To the approximately 200 participants from all over the world, including the five 2018 UNESCO International Literacy Prizes winners, Ms Azoulay recalled the purpose of the conference and its importance for the international community.
“We have gathered today, to highlight outstanding examples of initiatives bridging gaps and changing the world. To fill the promise of the 2030 Agenda for Sustainable Development to leave no one behind.”
Millions of children, youth and adults are still illiterate
Today, at least 750 million young people and adults still lack basic literacy skills. Two-thirds of them are women and 102 million of them are youth aged 15 to 24 (UIS, 2017). At the same time, many of the 192 million unemployed young people and adults worldwide are unable to achieve decent livelihoods due to, among others, the lack of foundational skills, including literacy, and failing to meet the skill demands of the rapidly changing labour market.
UNESCO Deputy Director-General, Mr Xing Qu, opened the conference and said:
“In many national contexts, jobs are being eliminated as fast as they are being created, and unemployment and under-employment, particularly among youth, is an urgent global concern.
Unemployment is especially acute in communities with low- skilled and low- literate youth and adults who are not well prepared for jobs in the expanding knowledge economy.
That is why this year’s International Literacy Day focuses on literacy and skills development, to examine linkages between literacy learning, skills development and the world of work.”
The Secretary of State for Preschool and General Education of the Republic of Angola, Mr Joaquin Felizardo Alfredo Cabral, focused his opening speech on the situation in Africa, and underlined that the strife and difficult economic conditions should not limit the efforts towards investing in literacy and skills development throughout life.
“Our African continent is living a complicated situation today. They are intertwined in different ways, internal conflicts of financial economic crisis, violent social clashes and even some manifestations of terrorism. All of the above generates insecurity and provokes territorial mobility of countless families, who instead of dealing with the development of competencies for a better life, migrate to survive, permanently seeking security conditions,” he said.
“Our plan includes a strategy based on an approach that combines literacy and the development of skills that allow people to improve their lives and their means of survival.”
Combined approach to literacy and skills development
Possibilities and best practices in improving outcomes of integrated approaches to literacy and skills development in a lifelong learning perspective were discussed, identified and explored by specialists from international organizations, governments, NGO’s, the private sector and academia through various panel sessions.
The programme presented new trends and issues within integrated approaches to literacy and skills development; evidence of outcomes from the field; effective governance and partnerships to make these approaches successful, and implications of digital technology for advancing a set of skills required for the world of work.

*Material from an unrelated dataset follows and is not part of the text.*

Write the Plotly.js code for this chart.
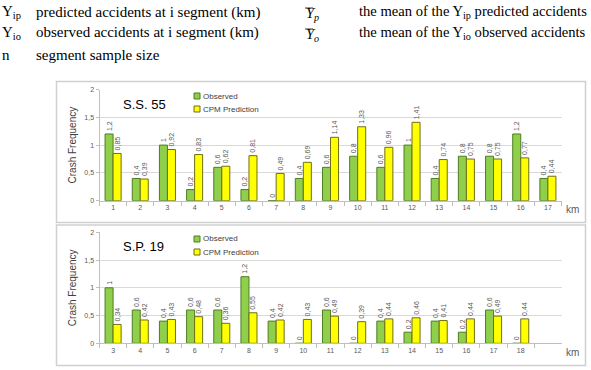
<!DOCTYPE html>
<html>
<head>
<meta charset="utf-8">
<script src="https://cdn.plot.ly/plotly-3.0.1.min.js"></script>
<style>
html,body{margin:0;padding:0;background:#fff;}
#chart{width:591px;height:370px;}
</style>
</head>
<body>
<div id="chart"></div>
<script>
// ---- Data ----
const kmSS55 = ["1","2","3","4","5","6","7","8","9","10","11","12","13","14","15","16","17"];
const observedSS55 = [1.2, 0.4, 1, 0.2, 0.6, 0.2, 0, 0.4, 0.6, 0.8, 0.6, 1, 0.4, 0.8, 0.8, 1.2, 0.4];
const predictedSS55 = [0.85, 0.39, 0.92, 0.83, 0.62, 0.81, 0.49, 0.69, 1.14, 1.33, 0.96, 1.41, 0.74, 0.75, 0.75, 0.77, 0.44];

const kmSP19 = ["3","4","5","6","7","8","9","10","11","12","13","14","15","16","17","18"];
const observedSP19 = [1, 0.6, 0.4, 0.6, 0.6, 1.2, 0.4, 0, 0.6, 0, 0.4, 0.2, 0.4, 0.2, 0.6, 0];
const predictedSP19 = [0.34, 0.42, 0.43, 0.48, 0.36, 0.55, 0.42, 0.43, 0.49, 0.39, 0.44, 0.46, 0.41, 0.44, 0.49, 0.44];

const yTicks = [0, 0.5, 1, 1.5, 2];
const seriesNames = ["Observed", "CPM Prediction"];
const panelTitles = ["S.S. 55", "S.P. 19"];

// ---- Helpers ----
const W = 591, H = 370;
const px = x => x / W;
const py = y => 1 - y / H;
const lab = arr => arr.map(v => String(v).replace('.', ','));

const GREEN = '#8fcf4c', GREEN_LINE = '#4f7d22';
const YELLOW = '#ffff00', YELLOW_LINE = '#6f6f1a';
const LABEL = '#595959';
const FONT = 'Liberation Sans, Arial, sans-serif';

function barTrace(x, y, name, fill, line, xa, ya) {
  return {
    type: 'bar', x: x, y: y, name: name, xaxis: xa, yaxis: ya, showlegend: false,
    marker: {color: fill, line: {color: line, width: 1}},
    text: lab(y), textposition: 'outside', textangle: -90,
    textfont: {size: 7, color: LABEL, family: FONT},
    constraintext: 'none', cliponaxis: false, hoverinfo: 'x+y'
  };
}

const data = [
  barTrace(kmSS55, observedSS55, seriesNames[0], GREEN, GREEN_LINE, 'x', 'y'),
  barTrace(kmSS55, predictedSS55, seriesNames[1], YELLOW, YELLOW_LINE, 'x', 'y'),
  barTrace(kmSP19, observedSP19, seriesNames[0], GREEN, GREEN_LINE, 'x2', 'y2'),
  barTrace(kmSP19, predictedSP19, seriesNames[1], YELLOW, YELLOW_LINE, 'x2', 'y2')
];

function xAxis(anchor, n) {
  return {
    type: 'category', anchor: anchor, domain: [px(99.5), px(561.5)],
    range: [-0.5, n - 0.5], showline: true, linecolor: '#bfbfbf', linewidth: 1,
    ticks: 'outside', ticklen: 4, tickcolor: '#bfbfbf', tickson: 'boundaries',
    tickfont: {size: 7, color: LABEL, family: FONT}, showgrid: false, zeroline: false,
    fixedrange: true
  };
}
function yAxis(anchor, top, bottom) {
  return {
    anchor: anchor, domain: [py(bottom), py(top)], range: [0, 2],
    tickvals: yTicks, showline: true, linecolor: '#bfbfbf', linewidth: 1,
    ticks: 'outside', ticklen: 3, tickcolor: '#bfbfbf',
    tickfont: {size: 7, color: LABEL, family: FONT},
    showgrid: true, gridcolor: '#d9d9d9', gridwidth: 1, zeroline: false,
    title: {text: 'Crash Frequency', font: {size: 10, color: '#404040', family: FONT}, standoff: 5},
    fixedrange: true
  };
}

const serif = 'Liberation Serif, Times New Roman, serif';
function topText(x, y, t, size) {
  return {xref: 'paper', yref: 'paper', x: px(x), y: py(y), xanchor: 'left', yanchor: 'middle',
          text: t, showarrow: false, font: {family: serif, size: size || 15, color: '#000'}};
}
function note(x, y, t, size, color, anchor) {
  return {xref: 'paper', yref: 'paper', x: px(x), y: py(y), xanchor: anchor || 'center', yanchor: 'middle',
          text: t, showarrow: false, font: {family: FONT, size: size, color: color}};
}

const annotations = [
  topText(0, 12, 'Y<sub>ip</sub>'),
  topText(34, 12, 'predicted accidents at i segment (km)'),
  topText(0, 33, 'Y<sub>io</sub>'),
  topText(34, 33, 'observed accidents at i segment (km)'),
  topText(0, 55, 'n'),
  topText(34, 55, 'segment sample size'),
  topText(304, 14, '<i>Y</i><sub><i>p</i></sub>', 14.5),
  topText(357, 12, 'the mean of the Y<sub>ip</sub> predicted accidents', 14.6),
  topText(304, 35, '<i>Y</i><sub><i>o</i></sub>', 14.5),
  topText(357, 33, 'the mean of the Y<sub>io</sub> observed accidents', 14.6),
  note(144, 104, panelTitles[0], 13, '#000'),
  note(143, 247, panelTitles[1], 13, '#000'),
  note(572, 209, 'km', 10, LABEL),
  note(572, 352, 'km', 10, LABEL),
  // legends
  note(201, 96, seriesNames[0], 8, '#404040', 'left'),
  note(201, 109, seriesNames[1], 8, '#404040', 'left'),
  note(201, 239, seriesNames[0], 8, '#404040', 'left'),
  note(201, 252, seriesNames[1], 8, '#404040', 'left')
];

function legendBox(y, fill, line) {
  return {type: 'rect', xref: 'paper', yref: 'paper', x0: px(194), x1: px(200), y0: py(y + 3), y1: py(y - 3),
          fillcolor: fill, line: {color: line, width: 1}};
}

const shapes = [
  {type: 'rect', xref: 'paper', yref: 'paper', x0: px(56.5), x1: px(585.5), y0: py(222.5), y1: py(81.5),
   line: {color: '#d0d0d0', width: 1.5}},
  {type: 'rect', xref: 'paper', yref: 'paper', x0: px(56.5), x1: px(585.5), y0: py(365.5), y1: py(225),
   line: {color: '#d0d0d0', width: 1.5}},
  // overlines of the mean symbols
  {type: 'line', xref: 'paper', yref: 'paper', x0: px(305), x1: px(313), y0: py(8), y1: py(8),
   line: {color: '#000', width: 0.8}},
  {type: 'line', xref: 'paper', yref: 'paper', x0: px(305), x1: px(313), y0: py(29), y1: py(29),
   line: {color: '#000', width: 0.8}},
  legendBox(96, GREEN, GREEN_LINE),
  legendBox(109, YELLOW, YELLOW_LINE),
  legendBox(239, GREEN, GREEN_LINE),
  legendBox(252, YELLOW, YELLOW_LINE)
];

const layout = {
  width: W, height: H, margin: {l: 0, r: 0, t: 0, b: 0},
  paper_bgcolor: '#fff', plot_bgcolor: 'rgba(0,0,0,0)',
  separators: ',.', barmode: 'group', bargap: 0.41, bargroupgap: 0,
  font: {family: FONT}, showlegend: false,
  xaxis: xAxis('y', kmSS55.length),
  yaxis: yAxis('x', 89.5, 200.7),
  xaxis2: xAxis('y2', kmSP19.length + 1),
  yaxis2: yAxis('x2', 232.3, 343.3),
  annotations: annotations, shapes: shapes
};

Plotly.newPlot('chart', data, layout, {displayModeBar: false, staticPlot: true});
</script>
</body>
</html>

This year’s UNESCO Literacy Prizes winners from Afghanistan, Nigeria, Spain, Islamic Republic of Iran and Uruguay presented their inspiring projects that are helping advance literacy and skills development.
Ms Azoulay presented the prestigious UNESCO Literacy Prizes to the five laureates. She emphasized on UNESCO’s commitment to support Member States in promoting literacy and advancing the global dialogue, and urging for action to include the most vulnerable youth and adults in society by expanding lifelong learning opportunities.
“A source of this serious employment problem, which tend to affect disproportionately marginalized youth and adults, is the lack of an appropriate set of skills required for decent work,” she said. “The concern is especially acute in communities with low skilled and low literate youth and adults who are not well prepared for jobs and new skills requirements in the expanding knowledge economy. These challenges call for expanding lifelong learning opportunities particularly for disadvantaged groups and marginalised populations.”